_What to do:_ Without the pictures, write out all the lines below exactly as they appear.

_Items:_

* Start *

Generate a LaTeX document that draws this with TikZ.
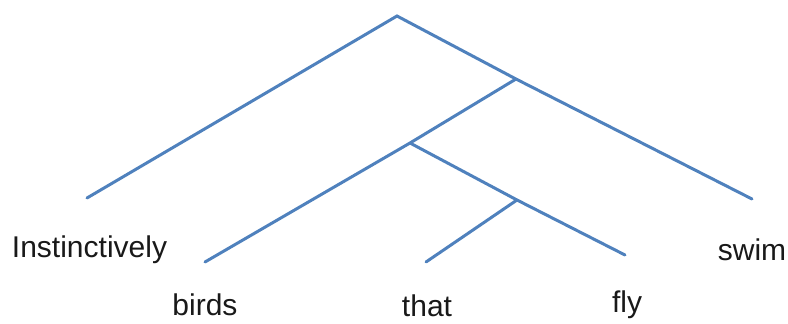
\documentclass[tikz,border=0pt]{standalone}
\usepackage{fontspec}
\setmainfont{Liberation Sans}
\definecolor{treeblue}{RGB}{79,129,189}
\tikzset{
  branch/.style={draw=treeblue, line width=3pt, line cap=round},
  word/.style={anchor=base, inner sep=0pt, font=\fontsize{30}{36}\selectfont, text=black!90}
}
\begin{document}
\begin{tikzpicture}[x=1pt,y=-1pt]
\useasboundingbox (0,0) rectangle (788,324);
% junctions
\coordinate (root) at (397,16);
\coordinate (n1) at (516,79);
\coordinate (n2) at (410,143);
\coordinate (n3) at (517,200);
% leaf line ends
\coordinate (eInst) at (87,198);
\coordinate (eSwim) at (752,199);
\coordinate (eBirds) at (205,262);
\coordinate (eFly) at (625,255);
\coordinate (eThat) at (426,262);
% branches
\draw[branch] (eInst) -- (root) -- (n1) -- (eSwim);
\draw[branch] (n1) -- (n2) -- (eBirds);
\draw[branch] (n2) -- (n3) -- (eFly);
\draw[branch] (n3) -- (eThat);
% words
\node[word] (inst) at (89.5,257) {Instinctively};
\node[word] (swim) at (752,260) {swim};
\node[word] (birds) at (205,315) {birds};
\node[word] (that) at (427,316) {that};
\node[word] (fly) at (627,312) {fly};
\end{tikzpicture}
\end{document}
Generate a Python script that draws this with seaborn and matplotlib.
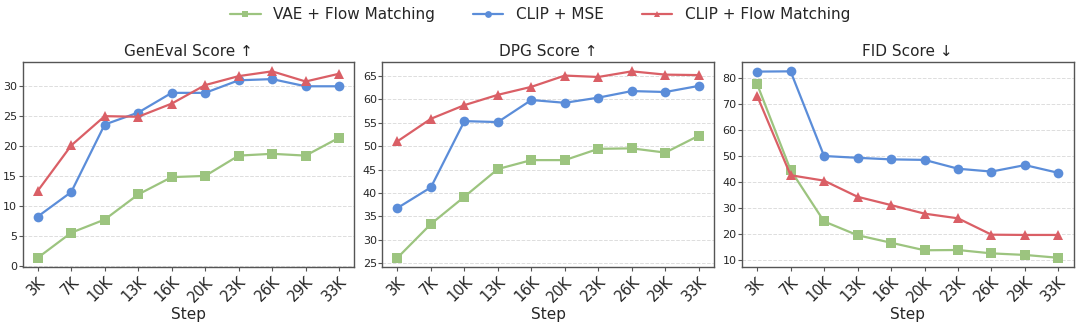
import matplotlib
matplotlib.use("Agg")
import matplotlib.pyplot as plt
import seaborn as sns
import pandas as pd

steps = ["3K", "7K", "10K", "13K", "16K", "20K", "23K", "26K", "29K", "33K"]
series_names = ["VAE + Flow Matching", "CLIP + MSE", "CLIP + Flow Matching"]

geneval_vae = [1.3, 5.5, 7.7, 11.9, 14.8, 15.0, 18.4, 18.7, 18.4, 21.4]
geneval_mse = [8.2, 12.3, 23.6, 25.6, 28.9, 28.9, 31.0, 31.2, 30.0, 30.0]
geneval_fm = [12.5, 20.1, 25.0, 24.9, 27.1, 30.2, 31.7, 32.5, 30.8, 32.1]

dpg_vae = [26.2, 33.4, 39.2, 45.1, 47.0, 47.0, 49.4, 49.5, 48.6, 52.2]
dpg_mse = [36.8, 41.2, 55.3, 55.1, 59.8, 59.2, 60.3, 61.7, 61.5, 62.8]
dpg_fm = [51.0, 55.8, 58.7, 60.9, 62.6, 65.0, 64.7, 65.9, 65.2, 65.1]

fid_vae = [77.7, 44.6, 24.8, 19.5, 16.6, 13.7, 13.8, 12.5, 11.9, 10.8]
fid_mse = [82.5, 82.6, 50.0, 49.3, 48.7, 48.5, 45.1, 44.0, 46.5, 43.5]
fid_fm = [73.2, 42.6, 40.5, 34.3, 31.1, 27.8, 26.0, 19.7, 19.6, 19.6]

titles = ["GenEval Score \u2191", "DPG Score \u2191", "FID Score \u2193"]
panels = [
    (geneval_vae, geneval_mse, geneval_fm),
    (dpg_vae, dpg_mse, dpg_fm),
    (fid_vae, fid_mse, fid_fm),
]

colors = ["#9CC47F", "#5B8DD9", "#DA5F66"]
markers = ["s", "o", "^"]

sns.set_theme(style="white")
plt.rcParams["font.family"] = ["DejaVu Sans"]

fig, axes = plt.subplots(1, 3, figsize=(10.8, 3.23), dpi=100)
fig.subplots_adjust(left=0.021, right=0.994, top=0.808, bottom=0.173, wspace=0.085)

handles = []
for ax, title, vals in zip(axes, titles, panels):
    idx = list(range(len(steps)))
    for name, v, c, m in zip(series_names, vals, colors, markers):
        df = pd.DataFrame({"x": idx, "y": v})
        sns.lineplot(data=df, x="x", y="y", ax=ax, color=c, marker=m,
                     markersize=7, linewidth=1.6, markeredgewidth=0, label=name)
    ax.set_title(title, fontsize=11, pad=4)
    ax.set_xticks(idx)
    ax.set_xticklabels(steps, rotation=45, ha="right", rotation_mode="anchor", fontsize=10.5)
    ax.tick_params(axis="x", length=3, width=0.8, color="#555555", pad=2, bottom=True)
    ax.tick_params(axis="y", labelsize=8, length=3, width=0.8, color="#555555", pad=1, left=True)
    ax.set_xlabel("Step", fontsize=11, labelpad=2)
    ax.set_ylabel("")
    ax.set_xlim(-0.45, 9.45)
    ax.yaxis.grid(True, linestyle="--", color="#dddddd", linewidth=0.7)
    ax.xaxis.grid(False)
    for s in ax.spines.values():
        s.set_color("#555555")
        s.set_linewidth(1.0)
    h, l = ax.get_legend_handles_labels()
    handles = (h, l)
    ax.get_legend().remove()

fig.legend(handles[0], handles[1], loc="upper center", ncol=3, frameon=False,
           fontsize=11, bbox_to_anchor=(0.5, 1.02), columnspacing=2.5,
           handlelength=2.0, markerscale=0.7)

fig.savefig("out.png", dpi=100)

* End *

_Output:_
Generate a LaTeX document that draws this with TikZ.
\documentclass[tikz,border=0pt]{standalone}
\usepackage{fontspec}
\setmainfont{Liberation Sans}
\definecolor{treeblue}{RGB}{79,129,189}
\tikzset{
  branch/.style={draw=treeblue, line width=3pt, line cap=round},
  word/.style={anchor=base, inner sep=0pt, font=\fontsize{30}{36}\selectfont, text=black!90}
}
\begin{document}
\begin{tikzpicture}[x=1pt,y=-1pt]
\useasboundingbox (0,0) rectangle (788,324);
% junctions
\coordinate (root) at (397,16);
\coordinate (n1) at (516,79);
\coordinate (n2) at (410,143);
\coordinate (n3) at (517,200);
% leaf line ends
\coordinate (eInst) at (87,198);
\coordinate (eSwim) at (752,199);
\coordinate (eBirds) at (205,262);
\coordinate (eFly) at (625,255);
\coordinate (eThat) at (426,262);
% branches
\draw[branch] (eInst) -- (root) -- (n1) -- (eSwim);
\draw[branch] (n1) -- (n2) -- (eBirds);
\draw[branch] (n2) -- (n3) -- (eFly);
\draw[branch] (n3) -- (eThat);
% words
\node[word] (inst) at (89.5,257) {Instinctively};
\node[word] (swim) at (752,260) {swim};
\node[word] (birds) at (205,315) {birds};
\node[word] (that) at (427,316) {that};
\node[word] (fly) at (627,312) {fly};
\end{tikzpicture}
\end{document}
Generate a Python script that draws this with seaborn and matplotlib.
import matplotlib
matplotlib.use("Agg")
import matplotlib.pyplot as plt
import seaborn as sns
import pandas as pd

steps = ["3K", "7K", "10K", "13K", "16K", "20K", "23K", "26K", "29K", "33K"]
series_names = ["VAE + Flow Matching", "CLIP + MSE", "CLIP + Flow Matching"]

geneval_vae = [1.3, 5.5, 7.7, 11.9, 14.8, 15.0, 18.4, 18.7, 18.4, 21.4]
geneval_mse = [8.2, 12.3, 23.6, 25.6, 28.9, 28.9, 31.0, 31.2, 30.0, 30.0]
geneval_fm = [12.5, 20.1, 25.0, 24.9, 27.1, 30.2, 31.7, 32.5, 30.8, 32.1]

dpg_vae = [26.2, 33.4, 39.2, 45.1, 47.0, 47.0, 49.4, 49.5, 48.6, 52.2]
dpg_mse = [36.8, 41.2, 55.3, 55.1, 59.8, 59.2, 60.3, 61.7, 61.5, 62.8]
dpg_fm = [51.0, 55.8, 58.7, 60.9, 62.6, 65.0, 64.7, 65.9, 65.2, 65.1]

fid_vae = [77.7, 44.6, 24.8, 19.5, 16.6, 13.7, 13.8, 12.5, 11.9, 10.8]
fid_mse = [82.5, 82.6, 50.0, 49.3, 48.7, 48.5, 45.1, 44.0, 46.5, 43.5]
fid_fm = [73.2, 42.6, 40.5, 34.3, 31.1, 27.8, 26.0, 19.7, 19.6, 19.6]

titles = ["GenEval Score \u2191", "DPG Score \u2191", "FID Score \u2193"]
panels = [
    (geneval_vae, geneval_mse, geneval_fm),
    (dpg_vae, dpg_mse, dpg_fm),
    (fid_vae, fid_mse, fid_fm),
]

colors = ["#9CC47F", "#5B8DD9", "#DA5F66"]
markers = ["s", "o", "^"]

sns.set_theme(style="white")
plt.rcParams["font.family"] = ["DejaVu Sans"]

fig, axes = plt.subplots(1, 3, figsize=(10.8, 3.23), dpi=100)
fig.subplots_adjust(left=0.021, right=0.994, top=0.808, bottom=0.173, wspace=0.085)

handles = []
for ax, title, vals in zip(axes, titles, panels):
    idx = list(range(len(steps)))
    for name, v, c, m in zip(series_names, vals, colors, markers):
        df = pd.DataFrame({"x": idx, "y": v})
        sns.lineplot(data=df, x="x", y="y", ax=ax, color=c, marker=m,
                     markersize=7, linewidth=1.6, markeredgewidth=0, label=name)
    ax.set_title(title, fontsize=11, pad=4)
    ax.set_xticks(idx)
    ax.set_xticklabels(steps, rotation=45, ha="right", rotation_mode="anchor", fontsize=10.5)
    ax.tick_params(axis="x", length=3, width=0.8, color="#555555", pad=2, bottom=True)
    ax.tick_params(axis="y", labelsize=8, length=3, width=0.8, color="#555555", pad=1, left=True)
    ax.set_xlabel("Step", fontsize=11, labelpad=2)
    ax.set_ylabel("")
    ax.set_xlim(-0.45, 9.45)
    ax.yaxis.grid(True, linestyle="--", color="#dddddd", linewidth=0.7)
    ax.xaxis.grid(False)
    for s in ax.spines.values():
        s.set_color("#555555")
        s.set_linewidth(1.0)
    h, l = ax.get_legend_handles_labels()
    handles = (h, l)
    ax.get_legend().remove()

fig.legend(handles[0], handles[1], loc="upper center", ncol=3, frameon=False,
           fontsize=11, bbox_to_anchor=(0.5, 1.02), columnspacing=2.5,
           handlelength=2.0, markerscale=0.7)

fig.savefig("out.png", dpi=100)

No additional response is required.